The Occupy Wall Street protest is innovative from a technical viewpoint, as a protest form.

OWS is creating some news and some controlled chaos, and that is probably a good thing.

As a political movement, it is more about crowd psychology than anything else. The OWS folks don’t know what they want, and as a collective they don’t even seem to understand what they are against.

For instance, there are tons of signs and blog posts about “Corporatism.” They don’t even know what it means. Look it up. Corporatism is probably closer to what they want than what they are protesting.

Corporatism, also known as corporativism, is a system of economic, political, or social organization that involves association of the people of society into corporate groups, such as agricultural, business, ethnic, labor, military, patronage, or scientific affiliations, on the basis of common interests.[1] Corporatism is theoretically based upon the interpretation of a community as an organic body.[2][3] The term corporatism is based on the Latin root “corp” meaning “body”.[3]

In 1881, Pope Leo XIII commissioned theologians and social thinkers to study corporatism and provide a definition for it. In 1884 in Freiburg, the commission declared that corporatism was a “system of social organization that has at its base the grouping of men according to the community of their natural interests and social functions, and as true and proper organs of the state they direct and coordinate labor and capital in matters of common interest.”[4]

One of the main types of corporatism is economic tripartism involving negotiations between business, labour, and state interest groups to establish economic policy.[5]

Corporatism is related to the sociological concept of structural functionalism.[6] Corporate social interaction is common within kinship groups such as families, clans and ethnicities.[7] Aside from humans, certain animal species are known to exhibit strong corporate social organization, such as penguins.[8][9]

Corporatist types of community and social interaction are common to many ideologies, including: absolutism, capitalism, conservatism, fascism, liberalism, progressivism, reactionism, socialism, and syndicalism.[10]

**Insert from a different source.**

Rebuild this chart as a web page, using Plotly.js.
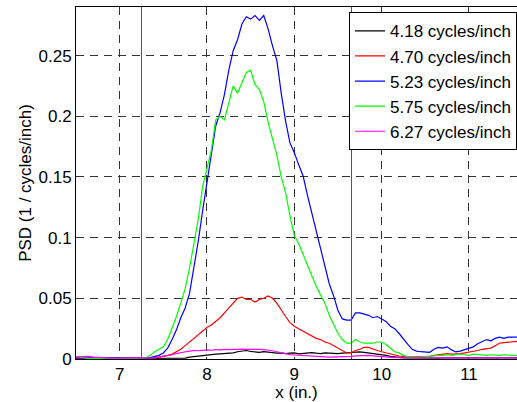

I recently received a copy of Guillaume Faye’s Why We Fight: Manifesto of the European Resistance. Faye believes that we have been living for some time under a “pseudo-democratic” form of “soft totalitarianism” and that our economies suffer from the “combined disadvantages of both capitalism and socialism.” I’m inclined to agree. Some people think we need more capitalism and others think we need more socialism. European socialism has long been the daydream utopia of privileged American progressives who have fond memories of ski vacations and French class trips. But Europeans are protesting, too. More socialism hasn’t worked for them. The libertarian and neo-con American Right wants more capitalism, mostly because it’s American as apple pie and hippies hate it. A “freer” market is guaranteed to result in more outsourced jobs and more selling of American companies to global organizations that are bigger than whatever “fat cats” the naive OWS movement is protesting.

Why We Fight is organized as a dictionary of ideas. I don’t necessarily endorse or agree with all of them, but in flipping through it I found a few terms that I thought were particularly relevant and well-defined. Some highlights below:

From Cosmopolitanism:

The belief that the systematic melange of cultures is preferable to the identity of each culture — the belief that comes from the prejudice that some sort of world civilization is necessary. [..]

Cosmopolitanism is nothing but failed differentialism. Its ideal of mixing cultures for the sake of creating a single world culture is essentially totalitarian. With its simulacrum of heterogeneity, there lurks a will to uniformity.

From Globalisation:

The planetary universalization of exchange, circuits of economic production and finance, along with information; the internationalization of culture.

These phenomena create an environment where globally oriented companies with allegiance to no nation or people can become unstoppable juggernauts, subverting State and popular interests. Start a union and demand better wages. Company X finds or imports people who will work for less.

It’s not about a handful of “Mr. Burns” characters — the 1% is a distraction. The real problem is that legal entities designed only to create profit are doing exactly what they were designed to do, and these supranational entities exist independently of any State that might reign them in. They are post-national Leviathans without sovereigns, mindlessly crawling around the globe and sucking it dry. The Left’s attachment to multicultural cosmopolitanism erodes barriers between nations and frees the beast to move.

From Mercantilism:

The theory according to which the market is the sole basis of order and prosperity.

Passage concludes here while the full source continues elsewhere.